Dovremmo comprendere che lo slogan “prima
 gli italiani” non va usato nell’accezione populista di chi vuole 
anteporre i bianchi italiani ai neri africani. “Prima gli italiani” 
significa salvaguardare l’economia italiana, pensare alle perdite
 che gli italiani subirebbero se i nostri politici non fossero presenti a
 curare gli interessi italiani sul territorio libico. Dovremmo 
riflettere che spaccarsi politicamente all’interno dell’Italia sulla 
questione libica è la primissima breccia per essere relegati nel 
qualunquista “niente” dello scacchiere in Africa.
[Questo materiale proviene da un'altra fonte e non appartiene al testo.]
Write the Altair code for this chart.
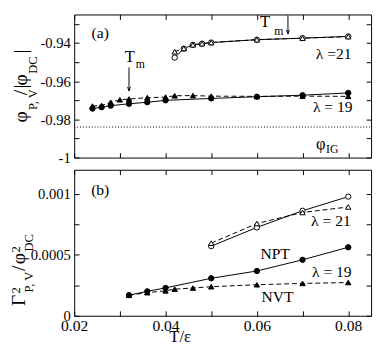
import altair as alt
import pandas as pd

# ---------------- data ----------------
# panel (a): phi_{P,V}/|phi_DC|
T19_npt_a = [0.024, 0.026, 0.028, 0.032, 0.036, 0.040, 0.050, 0.060, 0.070, 0.080]
phi19_npt = [-0.9743, -0.9736, -0.9728, -0.9718, -0.9710, -0.9700, -0.9690, -0.9681, -0.9673, -0.9661]
T19_nvt_a = [0.024, 0.026, 0.028, 0.030, 0.032, 0.036, 0.040, 0.042, 0.046, 0.050, 0.060, 0.070, 0.080]
phi19_nvt = [-0.9730, -0.9727, -0.9710, -0.9697, -0.9693, -0.9686, -0.9683, -0.9676, -0.9675, -0.9678, -0.9679, -0.9678, -0.9679]
T21_a = [0.042, 0.044, 0.046, 0.048, 0.050, 0.060, 0.070, 0.080]
phi21_npt = [-0.9476, -0.9429, -0.9409, -0.9403, -0.9397, -0.9382, -0.9374, -0.9365]
phi21_nvt = [-0.9445, -0.9428, -0.9409, -0.9403, -0.9397, -0.9382, -0.9374, -0.9366]
phi_IG = -0.984

# panel (b): Gamma^2_{P,V}/phi^2_DC
T19_npt_b = [0.032, 0.036, 0.040, 0.050, 0.060, 0.070, 0.080]
g19_npt = [0.000169, 0.000201, 0.000229, 0.000308, 0.000368, 0.000460, 0.000563]
T19_nvt_b = [0.032, 0.036, 0.040, 0.042, 0.046, 0.050, 0.060, 0.070, 0.080]
g19_nvt = [0.000169, 0.000190, 0.000205, 0.000219, 0.000228, 0.000239, 0.000255, 0.000266, 0.000273]
T21_b = [0.050, 0.060, 0.070, 0.080]
g21_npt = [0.000572, 0.000726, 0.000863, 0.000979]
g21_nvt = [0.000597, 0.000758, 0.000849, 0.000894]

x_ticks = [0.02, 0.03, 0.04, 0.05, 0.06, 0.07, 0.08]
ya_ticks = [-1.0, -0.99, -0.98, -0.97, -0.96, -0.95, -0.94, -0.93]
yb_ticks = [0.0, 0.00025, 0.0005, 0.00075, 0.001]

# ---------------- styling ----------------
FONT = "Liberation Serif"
W, H1, H2 = 305, 147, 150
xs = alt.Scale(domain=[0.02, 0.085], nice=False, zero=False)
yas = alt.Scale(domain=[-1.0, -0.925], nice=False, zero=False)
ybs = alt.Scale(domain=[0.0, 0.0012], nice=False, zero=False)
one = pd.DataFrame({"a": [0]})


def ax(orient, values, labels=False, expr=None, size=15, pad=4):
    kw = dict(orient=orient, values=values, offset=-5, tickSize=5, domain=False,
              grid=False, title=None, tickColor="black", tickWidth=1, labels=labels,
              minExtent=0)
    if labels:
        kw.update(labelExpr=expr, labelFont=FONT, labelFontSize=size, labelColor="black",
                  labelPadding=pad, labelFlush=False, labelOverlap=False)
    return alt.Axis(**kw)


x_lab_expr = "round(datum.value*100) % 2 == 0 ? format(datum.value, '.2f') : ''"
ya_lab_expr = ("round(datum.value*100) % 2 == 0 ? (datum.value <= -0.995 ? '-1' : "
               "'-0.' + round(-datum.value*100)) : ''")
yb_lab_expr = ("round(datum.value*4000) % 2 == 0 ? (datum.value == 0 ? '0' : "
               "format(datum.value, '~g')) : ''")


def series(T, V, ys, dash=None, shape="circle", filled=True, xaxis=None, yaxis=None):
    df = pd.DataFrame({"T": T, "v": V})
    enc = dict(x=alt.X("T:Q", scale=xs, axis=xaxis),
               y=alt.Y("v:Q", scale=ys, axis=yaxis))
    lkw = dict(color="black", strokeWidth=1)
    if dash:
        lkw["strokeDash"] = dash
    line = alt.Chart(df).mark_line(**lkw).encode(**enc)
    pts = alt.Chart(df).mark_point(shape=shape, filled=True, size=30,
                                   fill="black" if filled else "white",
                                   stroke="black", strokeWidth=1, opacity=1).encode(
        x=alt.X("T:Q", scale=xs, axis=None), y=alt.Y("v:Q", scale=ys, axis=None))
    return line, pts


def note(s, x, y, ys, size=16, **kw):
    df = pd.DataFrame({"x": [x], "y": [y]})
    return alt.Chart(df).mark_text(text=s, font=FONT, fontSize=size, color="black", **kw).encode(
        x=alt.X("x:Q", scale=xs, axis=None), y=alt.Y("y:Q", scale=ys, axis=None))


def ptxt(s, x, y, size=20, angle=270, align="left", baseline="alphabetic"):
    return alt.Chart(one).mark_text(text=s, font=FONT, fontSize=size, color="black",
                                    angle=angle, align=align, baseline=baseline).encode(
        x=alt.value(x), y=alt.value(y))


def arrow(x, y1, y2, ys):
    df = pd.DataFrame({"x": [x], "y1": [y1], "y2": [y2]})
    r = alt.Chart(df).mark_rule(color="black", strokeWidth=1).encode(
        x=alt.X("x:Q", scale=xs, axis=None), y=alt.Y("y1:Q", scale=ys, axis=None), y2="y2:Q")
    h = alt.Chart(df).mark_point(shape="M-0.35,-1L0,0L0.35,-1", filled=False, size=70,
                                 stroke="black", strokeWidth=1, opacity=1).encode(
        x=alt.X("x:Q", scale=xs, axis=None), y=alt.Y("y2:Q", scale=ys, axis=None))
    return r, h


anchor = alt.Chart(one).mark_rule(color="white", strokeWidth=1).encode(
    x=alt.value(-66.5), y=alt.value(20), y2=alt.value(21))

# ---------------- panel (a) ----------------
ig = alt.Chart(pd.DataFrame({"T": [0.02, 0.085], "v": [phi_IG, phi_IG]})).mark_line(
    color="black", strokeWidth=1, strokeDash=[1, 2]).encode(
    x=alt.X("T:Q", scale=xs, axis=ax("top", x_ticks)),
    y=alt.Y("v:Q", scale=yas, axis=ax("right", ya_ticks)))

l19n, p19n = series(T19_npt_a, phi19_npt, yas, xaxis=ax("bottom", x_ticks),
                    yaxis=ax("left", ya_ticks, True, ya_lab_expr, size=15, pad=4))
l19v, p19v = series(T19_nvt_a, phi19_nvt, yas, dash=[5, 3], shape="triangle-up")
l21n, p21n = series(T21_a, phi21_npt, yas, filled=False)
l21v, p21v = series(T21_a, phi21_nvt, yas, dash=[5, 3], shape="triangle-up", filled=False)

a1r, a1h = arrow(0.032, -0.9527, -0.9651, yas)
a2r, a2h = arrow(0.0668, -0.9255, -0.9352, yas)

panel_a = alt.layer(
    ig, l19n, l19v, l21n, l21v, p19n, p19v, p21n, p21v,
    a1r, a1h, a2r, a2h,
    note("(a)", 0.0257, -0.9349, yas, baseline="middle"),
    note("T", 0.0322, -0.9475, yas, size=17, baseline="middle"),
    note("m", 0.0345, -0.9508, yas, size=12, baseline="middle"),
    note("T", 0.0618, -0.9292, yas, size=17, baseline="middle"),
    note("m", 0.0648, -0.9338, yas, size=12, baseline="middle"),
    note("λ =21", 0.0768, -0.9458, yas, baseline="middle"),
    note("λ = 19", 0.0766, -0.9736, yas, baseline="middle"),
    note("φ", 0.0740, -0.9929, yas, size=17, baseline="middle"),
    note("IG", 0.0765, -0.9956, yas, size=12, baseline="middle"),
    anchor,
    ptxt("φ", -48, 111),
    ptxt("P, V", -38, 98, size=13),
    ptxt("/", -48, 83),
    ptxt("|", -48, 76),
    ptxt("φ", -48, 73),
    ptxt("DC", -38, 61, size=13),
    ptxt("|", -48, 40),
).resolve_axis(x="independent", y="independent").properties(width=W, height=H1)

# ---------------- panel (b) ----------------
top_ticks_b = alt.Chart(pd.DataFrame({"T": [0.02], "v": [0.0]})).mark_point(opacity=0).encode(
    x=alt.X("T:Q", scale=xs, axis=ax("top", x_ticks)),
    y=alt.Y("v:Q", scale=ybs, axis=ax("right", yb_ticks)))

m19n, q19n = series(T19_npt_b, g19_npt, ybs,
                    xaxis=ax("bottom", x_ticks, True, x_lab_expr, size=16, pad=2),
                    yaxis=ax("left", yb_ticks, True, yb_lab_expr, size=15, pad=4))
m19v, q19v = series(T19_nvt_b, g19_nvt, ybs, dash=[5, 3], shape="triangle-up")
m21n, q21n = series(T21_b, g21_npt, ybs, filled=False)
m21v, q21v = series(T21_b, g21_nvt, ybs, dash=[5, 3], shape="triangle-up", filled=False)

xtitle = alt.Chart(pd.DataFrame({"x": [0.0432]})).mark_text(
    text="T/ε", font=FONT, fontSize=17, color="black", baseline="middle").encode(
    x=alt.X("x:Q", scale=xs, axis=None), y=alt.value(H2 + 22))

panel_b = alt.layer(
    top_ticks_b, m19n, m19v, m21n, m21v, q19n, q19v, q21n, q21v,
    note("(b)", 0.0257, 0.001031, ybs, baseline="middle"),
    note("λ = 21", 0.0762, 0.000780, ybs, baseline="middle"),
    note("NPT", 0.0640, 0.000503, ybs, baseline="middle"),
    note("λ = 19", 0.0764, 0.000361, ybs, baseline="middle"),
    note("NVT", 0.0645, 0.000156, ybs, baseline="middle"),
    xtitle,
    anchor,
    ptxt("Γ", -51, 140),
    ptxt("2", -56, 127, size=13),
    ptxt("P, V", -42, 126, size=13),
    ptxt("/", -51, 104),
    ptxt("φ", -51, 97),
    ptxt("2", -56, 85, size=13),
    ptxt("DC", -42, 84, size=13),
).resolve_axis(x="independent", y="independent").properties(width=W, height=H2)

chart = alt.vconcat(panel_a, panel_b, spacing=2.5).properties(padding=0).configure_view(
    stroke="black", strokeWidth=1).configure_axis(labelFont=FONT)

chart.save("out.html", embed_options={"renderer": "svg", "actions": False})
Sul campo ci siamo solo noi italiani ed i
 francesi. È conveniente spaccarci al nostro interno e, divisi, 
contrapporsi alla Francia in modo cieco e scomposto ? No, sarebbe la 
nostra fine. Sarebbe la riaffermazione dell’intangibilità del Franco Cfa
 e, quindi, il rafforzamento sia dell’imperialismo francese in Africa 
sia dell’imperativismo di Macron in Europa. Ed allora, sebbene abbiamo 
ottimi motivi di prurito nei confronti di Macron, Conte ed i Vice 
Premier Di Maio e Salvini debbono cercare di comporre un asse 
italo-franco con cui risolvere la questione libica. Facciamo appello 
alla ragion di Stato.
Dobbiamo avere l’appoggio dell’Europa nella realizzazione delle nostre misure economiche,
 e dobbiamo proteggere tanto la nostra posizione e la nostra 
autorevolezza in vista delle elezioni europee, quanto i nostri interessi
 in Libia. Queste sono le nostre priorità e le nostre finalità. “Prima 
gli italiani” è tutto ed anche questo. E lo sto scrivendo, perché 
l’antropologia insegna, se vogliamo ricordare la storia, la nostra 
storia. La tattica della contrapposizione alla Francia non deve 
diventare la strategia di una guerra a Macron. Abbiamo la necessità di 
uscire vincenti da questo confronto, e l’unica strada è compattarci al 
nostro interno cercando una soluzione politica con i francesi.
Non dobbiamo allearci per l’eternità, solo superare l’impasse senza lasciare sul campo troppi “cadaveri” italiani.
Che ci piaccia o meno, non abbiamo alternative.